# start of SUPPLIED DATA

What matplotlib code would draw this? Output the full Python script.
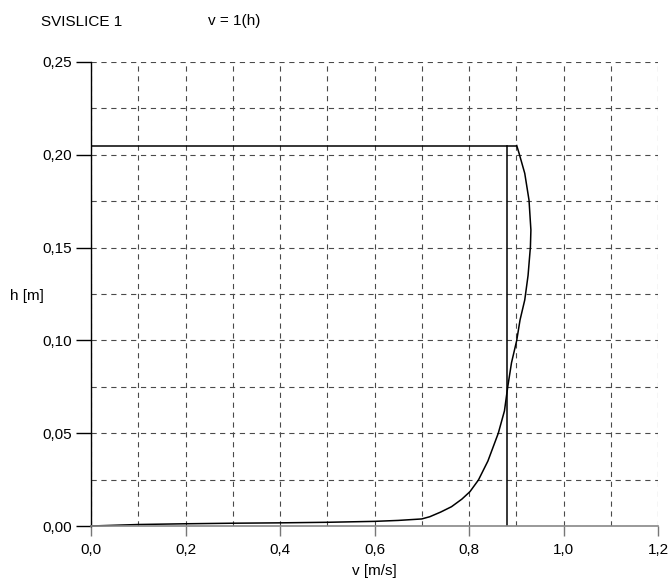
import matplotlib
matplotlib.use("Agg")
import matplotlib.pyplot as plt
from matplotlib.ticker import MultipleLocator, FuncFormatter

plt.rcParams['font.family'] = ['Liberation Sans', 'DejaVu Sans']

# velocity profile (v [m/s], h [m])
v_profile = [0.0, 0.1, 0.2, 0.3, 0.4, 0.5, 0.6, 0.65, 0.7, 0.717, 0.74, 0.763, 0.785,
             0.802, 0.82, 0.84, 0.862, 0.875, 0.882, 0.89, 0.901, 0.908, 0.918, 0.925,
             0.930, 0.931, 0.927, 0.918, 0.906, 0.901]
h_profile = [0.0, 0.0008, 0.0012, 0.0015, 0.0017, 0.002, 0.0025, 0.003, 0.0038, 0.005,
             0.0075, 0.0104, 0.0145, 0.0185, 0.0248, 0.035, 0.05, 0.062, 0.075, 0.088,
             0.1, 0.111, 0.1218, 0.135, 0.1505, 0.1595, 0.1756, 0.19, 0.2008, 0.205]

# water level and mean velocity
h_level = 0.205
v_level_end = 0.90
v_mean = 0.88

FS = 11

fig = plt.figure(figsize=(6.71, 5.78), dpi=100)
ax = fig.add_axes([91/671, 52/578, 567/671, 464/578])

ax.set_xlim(0, 1.2)
ax.set_ylim(0, 0.25)

ax.xaxis.set_major_locator(MultipleLocator(0.2))
ax.xaxis.set_minor_locator(MultipleLocator(0.1))
ax.yaxis.set_major_locator(MultipleLocator(0.05))
ax.yaxis.set_minor_locator(MultipleLocator(0.025))

ax.xaxis.set_major_formatter(FuncFormatter(lambda x, p: f"{x:.1f}".replace('.', ',')))
ax.yaxis.set_major_formatter(FuncFormatter(lambda y, p: f"{y:.2f}".replace('.', ',')))

ax.grid(True, which='both', linestyle=(0, (4.7, 4.2)), color='#4a4a4a', linewidth=0.8)
ax.set_axisbelow(True)

for s in ['top', 'right']:
    ax.spines[s].set_visible(False)
ax.spines['left'].set_color('black')
ax.spines['left'].set_linewidth(1.0)
ax.spines['bottom'].set_color('#888888')
ax.spines['bottom'].set_linewidth(1.2)

ax.tick_params(axis='x', which='major', direction='out', length=7.5, width=1.0, color='#777777',
               labelsize=FS, pad=4.5)
ax.tick_params(axis='y', which='major', direction='out', length=10.5, width=1.0, color='black',
               labelsize=FS, pad=3.5)
ax.tick_params(which='minor', length=0)

ax.plot(v_profile, h_profile, color='black', linewidth=1.1, clip_on=False)
ax.plot([0, v_level_end], [h_level, h_level], color='black', linewidth=1.1)
ax.plot([v_mean, v_mean], [0, h_level], color='black', linewidth=1.1)

fig.text((91 + 567/2)/671, 1 - 575/578, 'v [m/s]', fontsize=FS, va='baseline', ha='center')
fig.text(10/671, 1 - 300/578, 'h [m]', fontsize=FS, va='baseline', ha='left')

fig.text(41/671, 1 - 25.5/578, 'SVISLICE 1', fontsize=FS, va='baseline', ha='left')
fig.text(207.5/671, 1 - 25.5/578, 'v = 1(h)', fontsize=FS, va='baseline', ha='left')

fig.savefig('out.png', dpi=100)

# end of SUPPLIED DATA

• EXERCISE DESCRIPTION
Output exactly the span of lines from the top of the listing through the line holding "ax.spines['bottom'].set_linewidth(1.2)", and leave every picture out.

• THE COMPLETED TASK
What matplotlib code would draw this? Output the full Python script.
import matplotlib
matplotlib.use("Agg")
import matplotlib.pyplot as plt
from matplotlib.ticker import MultipleLocator, FuncFormatter

plt.rcParams['font.family'] = ['Liberation Sans', 'DejaVu Sans']

# velocity profile (v [m/s], h [m])
v_profile = [0.0, 0.1, 0.2, 0.3, 0.4, 0.5, 0.6, 0.65, 0.7, 0.717, 0.74, 0.763, 0.785,
             0.802, 0.82, 0.84, 0.862, 0.875, 0.882, 0.89, 0.901, 0.908, 0.918, 0.925,
             0.930, 0.931, 0.927, 0.918, 0.906, 0.901]
h_profile = [0.0, 0.0008, 0.0012, 0.0015, 0.0017, 0.002, 0.0025, 0.003, 0.0038, 0.005,
             0.0075, 0.0104, 0.0145, 0.0185, 0.0248, 0.035, 0.05, 0.062, 0.075, 0.088,
             0.1, 0.111, 0.1218, 0.135, 0.1505, 0.1595, 0.1756, 0.19, 0.2008, 0.205]

# water level and mean velocity
h_level = 0.205
v_level_end = 0.90
v_mean = 0.88

FS = 11

fig = plt.figure(figsize=(6.71, 5.78), dpi=100)
ax = fig.add_axes([91/671, 52/578, 567/671, 464/578])

ax.set_xlim(0, 1.2)
ax.set_ylim(0, 0.25)

ax.xaxis.set_major_locator(MultipleLocator(0.2))
ax.xaxis.set_minor_locator(MultipleLocator(0.1))
ax.yaxis.set_major_locator(MultipleLocator(0.05))
ax.yaxis.set_minor_locator(MultipleLocator(0.025))

ax.xaxis.set_major_formatter(FuncFormatter(lambda x, p: f"{x:.1f}".replace('.', ',')))
ax.yaxis.set_major_formatter(FuncFormatter(lambda y, p: f"{y:.2f}".replace('.', ',')))

ax.grid(True, which='both', linestyle=(0, (4.7, 4.2)), color='#4a4a4a', linewidth=0.8)
ax.set_axisbelow(True)

for s in ['top', 'right']:
    ax.spines[s].set_visible(False)
ax.spines['left'].set_color('black')
ax.spines['left'].set_linewidth(1.0)
ax.spines['bottom'].set_color('#888888')
ax.spines['bottom'].set_linewidth(1.2)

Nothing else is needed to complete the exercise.